Come le missioni spagnole portarono al collasso dei nativi americani
Il collasso delle popolazioni native americane, che portò alla decimazione delle comunità, non fu graduale bensì relativamente rapido; e non si collocò, come molti credono, immediatamente dopo i primi contatti con i conquistatori spagnoli, quindi nel 1500, ma ebbe inizio qualche tempo dopo, nell'epoca in cui le prime missioni cattoliche si erano già stabilite sul territorio. Lo sostengono gli autori di uno studio pubblicato da Proceedings of the National Academy of Sciences, intervenendo su un dibattito decennale.
I villaggi ancestrali sotto l'occhio del laser
Per giungere a questa conclusione, i ricercatori hanno incrociato i dati relativi alla popolazione del tempo con quelli provenienti dagli alberi che, nel proprio tronco, possono registrare eventi cruciali come, ad esempio, incrementi della CO2 nell'atmosfera; il lavoro si è interessato alla regione delle Jemez Mountains, in New Mexico.

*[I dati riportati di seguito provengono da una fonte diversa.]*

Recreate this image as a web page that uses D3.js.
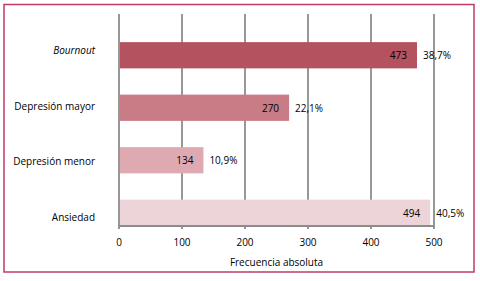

Grazie alla tecnologia LiDAR è stato possibile, per la prima volta, fare una stima della popolazione all'epoca dell'arrivo degli spagnoli nell'area: guardando alla forma e alle dimensioni degli ammassi di detriti, vestigia ormai quasi irriconoscibili di villaggi finiti e dimenticati, i ricercatori hanno potuto farsi un'idea sui numeri prescindendo dalla documentazione storica. Questi resti, oggi riconoscibili soltanto grazie alla mappatura aerea realizzata con il laser, sono la più evidentemente testimonianza di come la foresta si sia imposta su quello che, un tempo, era un territorio abitato da esseri umani.
Alberi, foreste ed incendi
Anche gli alberi presenti nel territorio sono stati coinvolti nello studio, consentendo di indagare nel passato della regione con particolare riferimento alla concentrazione di incendi nei diversi periodi. Nella tarda età coloniale, infatti, si registrò una riduzione dell'anidride carbonica nell'atmosfera, verosimilmente come effetto dell'esplosione di vegetazione seguita all'abbandono delle città americane; naturalmente questo nuovo territorio comportò anche un registro di incendi differenti, rispetto all'epoca precedente.
Un massacro drammatico (e di breve durata)
I dati degli studiosi indicano che questa massiccia perdita demografica si verificò soltanto dopo che le missioni si stabilirono a partire dagli anni 1620: fu quindi l'interazione quotidiana con gli europei, con le epidemie che ne derivarono ma anche con gli squilibri, le violenze e le carestie, a portare ad una contrazione nella popolazione impressionante. Si passò dai circa 6.500 individui ad appena 900 persone rimaste negli anni 1690. In poche generazioni, l'85% della popolazione era scomparsa dall'area; il discorso è estendibile a molte altre regioni ed è scontato sottolineare la perdita culturale che si legò a questo drammatico fenomeno. Meno noto, invece, è l'aspetto evidenziato dallo studio, relativo all'impatto sull'ambiente della decimazione delle popolazioni amerindie.
Conseguenze ambientali
«Immagina che in una stanza con dieci persone ne resti soltanto una alla fine del giorno» spiega l'autore principale dello studio, Matthew Liebmann, della Harvard University «Questo ha avuto degli effetti devastanti, dal punto di vista sociale ed economico, sulle vite dei sopravvissuti. La nostra ricerca suggerisce che le conseguenze vennero sentite anche dall'ecologia delle foreste». Per questa ragione lo studio è molto rilevante anche per il dibattito relativo al momento in cui si può collocare l'inizio dell'Antropocene, l'era geologica attuale, quella in cui è l'uomo, con le proprie attività, ad influire maggiormente sull'ambiente, sul territorio e sul clima.